Buya juga menerangkan bahwa takwa bukanlah rasa takut kepada Allah melainkan rasa rindu kepada sang Khalik. Ketika takwa itu dimaknai sebagai rasa takut, seseorang akan menjauhkan diri dari yang ditakuti. Kalau takwa diartikan sebagai rasa rindu, kita akan senantiasa mendekat kepada-Nya. Sekiranya dalam perjalanan hidup seorang muslim tak memiliki rasa rindu yang menggebu kepada Allah, artinya kualitas iman belum beranjak jauh. Namun jika suatu kondisi pikiran dan jiwa seorang mukmin merasakan kehadiran Allah di mana saja dia berada, bagi Buya Syafii, inilah hakikat sesungguhnya dalam perjalanan takwa.

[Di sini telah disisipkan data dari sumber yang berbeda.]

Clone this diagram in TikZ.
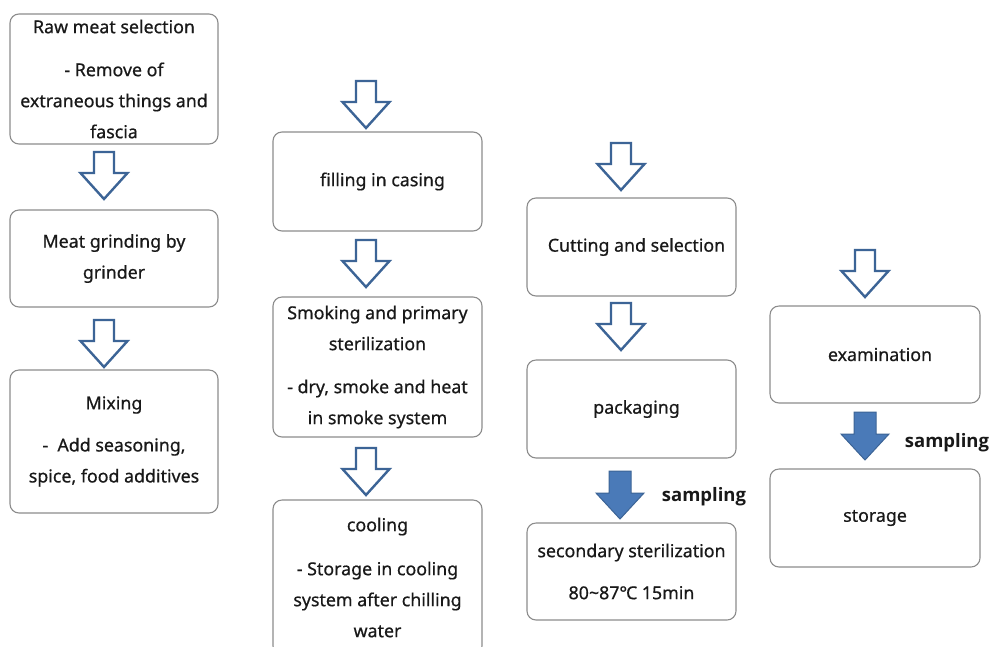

Penjelasan Buya Syafii membuat saya merenung bahkan untuk sebagian menjawab keresahan saya terkait alasan mengapa pelaksanaan salat seperti rutinitas harian yang tidak berdampak apa-apa. Salat seperti kegiatan biasa yang dilakukan sehari lima kali. Kadang saalat yang saya kerjakan seperti hanya sebatas yang bersangkut paut dengan hukum-hukum tentang syaratnya, rukunnya, sah dan batalnya saja. Saya seperti laiknya mesin yang diprogram untuk menegakan salat tanpa merasakan kesan setelahnya.
Kalau kita merenungi lagi penjelasan Buya tentang takwa, hal tersebut terjadi lantaran saya tak menghadirkan Allah acapkali salat yang saya lakukan. Hasilnya, shalat hanya sebatas pengugur kewajiban, tidak lebih.
Indikator Takwa
Indikator seseorang sedang dalam perjalanan takwa menurut Buya terdapat dalam QS. Ali Imran ayat 133-136, yaitu: pertama, orang yang memberikan infaq di saat lapang dan sempit; kedua, orang-orang yang mampu mengendalikan amarah dan bersedia dengan tulus memaafkan orang lain; ketiga, mencintai orang-orang yang berbuat kebaikan; dan keempat, orang yang selalu memohon ampunan kepada Allah atas segala dosa-dosanya.
Kalau disimak secara baik-baik, rasanya saya sendiri belum pernah memiliki indikator itu secara utuh dan sempurna. Keadaan dompet saya yang memang selalu sempit menjadi satu paket alasan untuk tidak berinfak. Saya juga sulit mengontrol amarah bahkan kadang memaki-maki seseorang di sosial media ketika terlibat dalam duel twitwar. Bahkan dalam hati kadang ada rasa benci pada seseorang yang selalu berbuat baik. Dosa saya juga menumpuk tapi doa pengampunan kepada Allah hanya asal bicara tanpa selalu disertai hati yang khusyu’, bening, dan rindu.
Saya merasa perjalanan takwa saya belum beranjak jauh atau mungkin tak bergerak kemana-mana. Duh, Gustiii.